The middle tier, therefore, has somewhat open boundaries in either direction, towards streetwear or vestments. In one way, however, they were firmly on the side of streetwear: they belonged to the individual clerics, to be sold off or passed on to designated heirs in the same way as more ordinary clothing. Liturgical vestments properly speaking — the ones from the alb to the chasuble that received their own chapters in Durandus' Rationale — did not belong to individual clerics, but to churches. When they appear in probate inventories, it is attached to a private chapel, as in the case of Johannes Casse of Marseille.
The private ownership of the middle tier appears to be a late-medieval phenomenon. The visitation records of Eudes Rigaud, archbishop of Rouen from 1248 to 1275, repeatedly castigate clerics who do not own a cappa clausa or who fail to wear it when out in public, such as when riding a horse or in the tavern.✱ Eudes Rigaud, however, expected surplices to be part of church goods, and twice ordered the chapter of Saint-Mellon in Pontoise to have surplices and altar cloths made (in 1263 and 1264).✱ For Eudes, surplices and cappae clausae had different purposes, and correspondingly different ownership regimes. Two centuries later, in the prosperous cloth towns of Flanders, home to Jehan de Graincourt and Rogier van der Weyden, the cappae and soupplis had converged in use.
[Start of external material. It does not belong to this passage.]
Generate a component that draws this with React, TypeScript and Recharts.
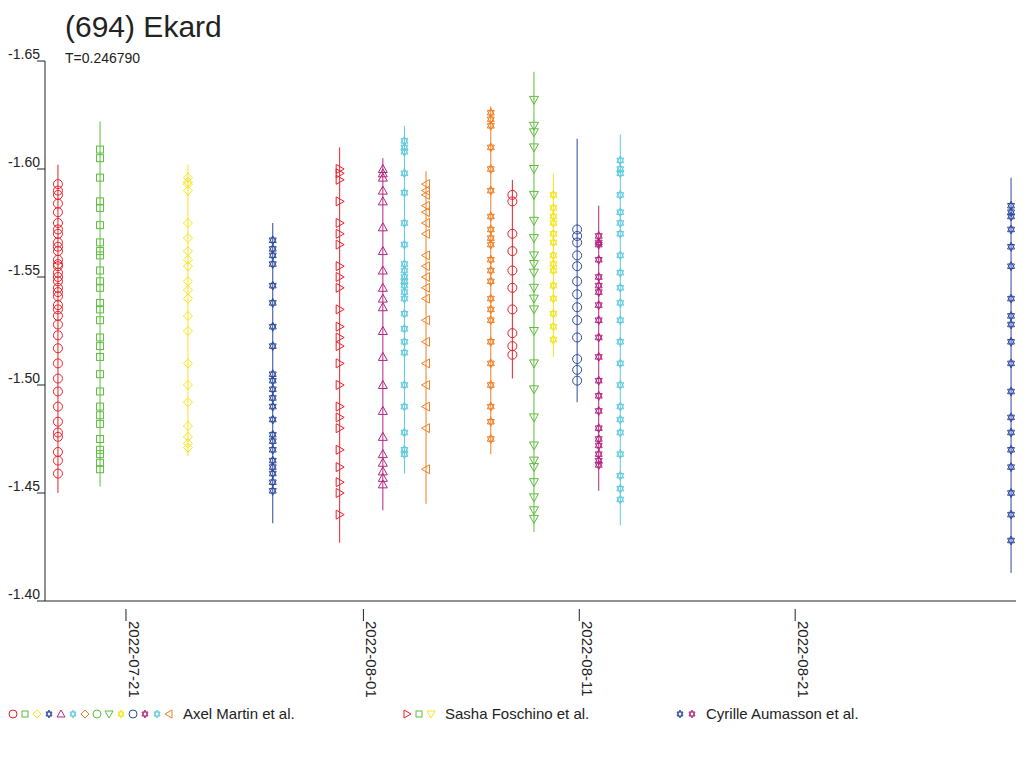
import React from 'react';
import { ScatterChart, Scatter, XAxis, YAxis } from 'recharts';

// day offsets relative to 2022-07-21
const sessionDays = [-3.15, -1.2, 2.87, 6.8, 9.9, 11.9, 12.9, 13.9, 16.9, 17.9, 18.9, 19.8, 20.9, 21.9, 22.9, 41.0];
const sessionColors = ['#e8202a', '#5cbd3c', '#f5e51e', '#2e4a9e', '#e8202a', '#b3257f', '#5fcbdf', '#f07f24', '#f07f24', '#e8202a', '#5cbd3c', '#f5e51e', '#2e4a9e', '#b3257f', '#5fcbdf', '#2e4a9e'];
const sessionShapes = ['circle', 'square', 'diamond', 'star', 'rtri', 'tri', 'star', 'ltri', 'star', 'circle', 'dtri', 'star', 'circle', 'star', 'star', 'star'];
const sessionLow = [-1.602, -1.622, -1.602, -1.575, -1.610, -1.605, -1.62, -1.599, -1.629, -1.595, -1.645, -1.598, -1.614, -1.583, -1.616, -1.596];
const sessionHigh = [-1.45, -1.453, -1.467, -1.436, -1.427, -1.442, -1.459, -1.445, -1.468, -1.503, -1.432, -1.513, -1.492, -1.451, -1.435, -1.413];
const sessionValues = [
  [-1.593, -1.59, -1.588, -1.584, -1.58, -1.575, -1.572, -1.57, -1.566, -1.564, -1.562, -1.558, -1.556, -1.555, -1.552, -1.55, -1.548, -1.545, -1.543, -1.541, -1.537, -1.535, -1.532, -1.528, -1.523, -1.517, -1.51, -1.503, -1.497, -1.49, -1.483, -1.478, -1.476, -1.469, -1.465, -1.459],
  [-1.609, -1.605, -1.596, -1.585, -1.582, -1.574, -1.566, -1.562, -1.56, -1.553, -1.548, -1.545, -1.538, -1.535, -1.53, -1.522, -1.518, -1.513, -1.505, -1.497, -1.49, -1.486, -1.482, -1.475, -1.47, -1.468, -1.464, -1.461],
  [-1.596, -1.594, -1.593, -1.59, -1.575, -1.568, -1.562, -1.558, -1.555, -1.548, -1.544, -1.54, -1.532, -1.525, -1.51, -1.5, -1.492, -1.481, -1.476, -1.473, -1.471],
  [-1.567, -1.563, -1.56, -1.556, -1.546, -1.538, -1.527, -1.518, -1.505, -1.502, -1.498, -1.494, -1.49, -1.484, -1.477, -1.474, -1.47, -1.465, -1.462, -1.459, -1.455, -1.451],
  [-1.600, -1.598, -1.595, -1.585, -1.575, -1.57, -1.565, -1.555, -1.55, -1.545, -1.535, -1.527, -1.522, -1.518, -1.51, -1.5, -1.49, -1.485, -1.48, -1.47, -1.462, -1.455, -1.45, -1.44],
  [-1.600, -1.598, -1.596, -1.59, -1.585, -1.573, -1.562, -1.553, -1.545, -1.54, -1.536, -1.525, -1.513, -1.5, -1.488, -1.476, -1.468, -1.464, -1.46, -1.457, -1.454],
  [-1.613, -1.61, -1.608, -1.598, -1.589, -1.575, -1.565, -1.556, -1.553, -1.55, -1.548, -1.546, -1.543, -1.54, -1.533, -1.526, -1.52, -1.515, -1.5, -1.49, -1.478, -1.47, -1.468],
  [-1.593, -1.59, -1.588, -1.583, -1.58, -1.575, -1.57, -1.56, -1.555, -1.55, -1.545, -1.54, -1.53, -1.52, -1.51, -1.5, -1.49, -1.48, -1.461],
  [-1.626, -1.623, -1.62, -1.61, -1.6, -1.59, -1.578, -1.572, -1.568, -1.565, -1.558, -1.553, -1.548, -1.54, -1.535, -1.53, -1.52, -1.51, -1.5, -1.49, -1.483, -1.475],
  [-1.588, -1.585, -1.57, -1.562, -1.553, -1.545, -1.535, -1.524, -1.518, -1.514],
  [-1.632, -1.62, -1.617, -1.61, -1.6, -1.588, -1.576, -1.568, -1.56, -1.556, -1.552, -1.545, -1.54, -1.535, -1.525, -1.51, -1.498, -1.485, -1.472, -1.465, -1.462, -1.455, -1.448, -1.442, -1.438],
  [-1.588, -1.582, -1.578, -1.575, -1.57, -1.566, -1.56, -1.556, -1.553, -1.546, -1.54, -1.533, -1.527, -1.521],
  [-1.572, -1.569, -1.566, -1.56, -1.555, -1.548, -1.542, -1.536, -1.53, -1.522, -1.512, -1.507, -1.502],
  [-1.569, -1.566, -1.565, -1.558, -1.55, -1.546, -1.543, -1.537, -1.53, -1.522, -1.513, -1.502, -1.495, -1.488, -1.48, -1.475, -1.472, -1.468, -1.465, -1.463],
  [-1.604, -1.6, -1.598, -1.588, -1.58, -1.575, -1.57, -1.56, -1.552, -1.545, -1.538, -1.53, -1.52, -1.51, -1.5, -1.49, -1.484, -1.478, -1.468, -1.458, -1.452, -1.447],
  [-1.583, -1.58, -1.578, -1.572, -1.564, -1.555, -1.54, -1.532, -1.528, -1.52, -1.51, -1.497, -1.485, -1.478, -1.47, -1.462, -1.45, -1.44, -1.428],
];
const yTicks = [-1.65, -1.6, -1.55, -1.5, -1.45, -1.4];
const xTicks = [0, 11, 21, 31];
const xLabels = ['2022-07-21', '2022-08-01', '2022-08-11', '2022-08-21'];

const FONT = '"Liberation Sans", Arial, sans-serif';

function marker(kind: string, color: string, cx: number, cy: number, r = 4.5) {
  const p = { fill: 'none', stroke: color, strokeWidth: 1 };
  switch (kind) {
    case 'circle': return <circle cx={cx} cy={cy} r={r} {...p} />;
    case 'square': return <rect x={cx - r + 1} y={cy - r + 1} width={2 * r - 2} height={2 * r - 2} {...p} />;
    case 'diamond': return <polygon points={`${cx},${cy - r} ${cx + r},${cy} ${cx},${cy + r} ${cx - r},${cy}`} {...p} />;
    case 'tri': return <polygon points={`${cx},${cy - r} ${cx + r},${cy + r - 1} ${cx - r},${cy + r - 1}`} {...p} />;
    case 'dtri': return <polygon points={`${cx},${cy + r} ${cx + r},${cy - r + 1} ${cx - r},${cy - r + 1}`} {...p} />;
    case 'ltri': return <polygon points={`${cx - r},${cy} ${cx + r - 1},${cy - r} ${cx + r - 1},${cy + r}`} {...p} />;
    case 'rtri': return <polygon points={`${cx + r},${cy} ${cx - r + 1},${cy - r} ${cx - r + 1},${cy + r}`} {...p} />;
    default: {
      const a = `${cx},${cy - r} ${cx + r - 1},${cy + r / 2} ${cx - r + 1},${cy + r / 2}`;
      const b = `${cx},${cy + r} ${cx + r - 1},${cy - r / 2} ${cx - r + 1},${cy - r / 2}`;
      return <g><polygon points={a} {...p} /><polygon points={b} {...p} /></g>;
    }
  }
}

const YTick = (props: any) => {
  const { x, y, payload } = props;
  return (
    <g>
      <line x1={x} x2={x + 8} y1={y} y2={y} stroke="#222" />
      <text x={x + 3} y={y - 2} textAnchor="end" fontSize={14} fill="#222" fontFamily={FONT}>{payload.value.toFixed(2)}</text>
    </g>
  );
};

const XTick = (props: any) => {
  const { x, y, payload } = props;
  const i = xTicks.indexOf(payload.value);
  return (
    <g transform={`translate(${x},${y})`}>
      <line x1={0} x2={0} y1={0} y2={12} stroke="#222" />
      <text transform="rotate(90)" x={12} y={-3} fontSize={15} fill="#222" fontFamily={FONT}>{xLabels[i]}</text>
    </g>
  );
};

const legendGroups = [
  { x: 4, label: 'Axel Martin et al.', items: [['circle', '#e8202a'], ['square', '#5cbd3c'], ['diamond', '#f5e51e'], ['star', '#2e4a9e'], ['tri', '#b3257f'], ['star', '#5fcbdf'], ['diamond', '#f07f24'], ['circle', '#5cbd3c'], ['dtri', '#5cbd3c'], ['star', '#f5e51e'], ['circle', '#2e4a9e'], ['star', '#b3257f'], ['star', '#5fcbdf'], ['ltri', '#f07f24']] },
  { x: 398, label: 'Sasha Foschino et al.', items: [['rtri', '#e8202a'], ['square', '#5cbd3c'], ['dtri', '#f5e51e']] },
  { x: 671, label: 'Cyrille Aumasson et al.', items: [['star', '#2e4a9e'], ['star', '#b3257f']] },
];

export default function App() {
  return (
    <div style={{ position: 'relative', width: 1024, height: 768, margin: -8, background: '#fff', fontFamily: FONT }}>
      <ScatterChart width={1024} height={768} margin={{ top: 61, right: 0, bottom: 0, left: 0 }} style={{ overflow: 'visible' }}>
        <XAxis type="number" dataKey="x" domain={[-3.75, 41.6]} ticks={xTicks} height={167} tick={<XTick />} tickLine={false} axisLine={{ stroke: '#222' }} allowDataOverflow />
        <YAxis type="number" dataKey="y" domain={[-1.65, -1.4]} ticks={yTicks} reversed width={45} tick={<YTick />} tickLine={false} axisLine={{ stroke: '#222' }} allowDataOverflow />
        {sessionDays.map((d, i) => (
          <Scatter key={`e${i}`} data={[{ x: d, y: sessionLow[i] }, { x: d, y: sessionHigh[i] }]} line={{ stroke: sessionColors[i], strokeWidth: 1 }} shape={() => <g />} isAnimationActive={false} />
        ))}
        {sessionDays.map((d, i) => (
          <Scatter key={`s${i}`} data={sessionValues[i].map((v) => ({ x: d, y: v }))} isAnimationActive={false}
            shape={(p: any) => marker(sessionShapes[i], sessionColors[i], p.cx, p.cy)} />
        ))}
      </ScatterChart>
      <div style={{ position: 'absolute', left: 65, top: 10, fontSize: 30, color: '#222' }}>(694) Ekard</div>
      <div style={{ position: 'absolute', left: 65, top: 50, fontSize: 14, color: '#222' }}>T=0.246790</div>
      <div style={{ position: 'absolute', left: -2, top: 640, fontSize: 7, color: '#222', transform: 'rotate(90deg)', transformOrigin: 'left top', whiteSpace: 'nowrap', marginLeft: 10 }}>©2026 OdG-RB</div>
      <div style={{ position: 'absolute', left: 8, top: 700, width: 1000, height: 30 }}>
        <svg width={1000} height={30}>
          {legendGroups.map((g, gi) => (
            <g key={gi}>
              {g.items.map((it, k) => <g key={k}>{marker(it[0], it[1], g.x + 1 + k * 12, 14, 4)}</g>)}
              <text x={g.x + 1 + g.items.length * 12 + 2} y={19} fontSize={15} fill="#222" fontFamily={FONT}>{g.label}</text>
            </g>
          ))}
        </svg>
      </div>
    </div>
  );
}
The cape was clearly no longer the expected clothing of a cleric about town — he could wear a houppelande there, albeit a dark and modest one — but a specialized garment ad portandum in ecclesie, worn below the surplice. The cape soupplis sarros formed an ensemble which, while distinguished from daily wear, nonetheless fell under individual property regimes (where these existed, as in secular chapters) rather than part of the common goods of the church.